An author mentioned her book in the comments of another blog the other day, so I went to see what the book was about. The author appears to have written the book to impart the wisdom she has gained during her life—all twenty-two years of it—through “poems and journalistic thoughts.” In other words, she published her diary. The folks over at PublishAmerica printed it for her, so don’t think this went through some editorial review process. But the fact is that she isn’t the first author who has published something so ill-advised. If she had sent her work to an agent, we know how it would’ve turned out. “Not for me.” But if we know that, then why didn’t she realize that? More importantly, how can we recognize our own ill-advised projects?


I suppose that he problem could be that we’re all so blinded by our own conceit that we can’t see how bad our own projects really are. That’s a unsatisfactory answer because that would mean that we have no means of judging the value of our own work. It isn’t just a problem with being able to tell whether the project idea is any good, it would also mean that we have no means of determining if the way we are telling the story, the sentences we use and our word choices are any good. Being so blinded, we shouldn’t even attempt to write without someone sitting at our side to tell us if what we’re doing is any good. That’s ridiculous. A good writer knows when his work is good, so it’s something a wannabe should learn.


Too often, authors look at the rule of writing that says we should write for one and only one person and they assume that the one person is either the writer or God. Let’s get that notion out of our heads. We should instead be writing to that reader that we want to see changed by what we write. That image of our reader is very important because it defines what we write. The things we would have to say to an electrical engineer are different from what we would say to a politician. Our subject matter would be different. The words we choose would be different.

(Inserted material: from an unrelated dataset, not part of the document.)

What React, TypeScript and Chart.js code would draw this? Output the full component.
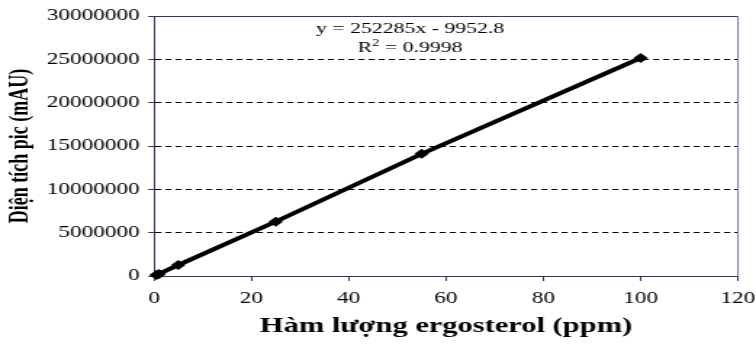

In evaluating the worth of our project, we must keep our reader in mind, just like an agent or a publisher would, but we shouldn’t ask whether we are saying something we want the reader to know. Instead, we should ask whether this is something the reader believes he want to know. For non-fiction, we might write something that has all kinds of information an electrical engineer could understand, but until he sees a way he can apply it to his job, he isn’t interested. So, if we can’t see why our reader would want to apply our project to his life, then the whole project is junk. In the case of the author I mentioned above, she needs to grow up and realize that unless the author has had a particularly unusual experience, people don’t look to twenty-two year olds for life advice. For that matter, there aren’t many readers who want to read someone else’s journal. Put stuff like that on a blog.


With fiction it is more of a question of whether our reader would like to venture off into the world of our story. Forget the rules, but ask yourself if you are creating an environment that your reader will enjoy. Your reader in this case is defined more by genre. A romance reader enjoys a different kind of story than a mystery reader who enjoys a different kind of story than a techno-thriller reader does.


It’s an easy thing to do—I’ve been guilty of this—to sit down and write a story, just because we want to tell the story, without giving any thought of who the reader is. We assume that there’s a reader for anything we might write. That’s probably true. Her name is Mom. But who are the other readers. If we aren’t sure or if those readers are hard to find, our project probably isn’t any good.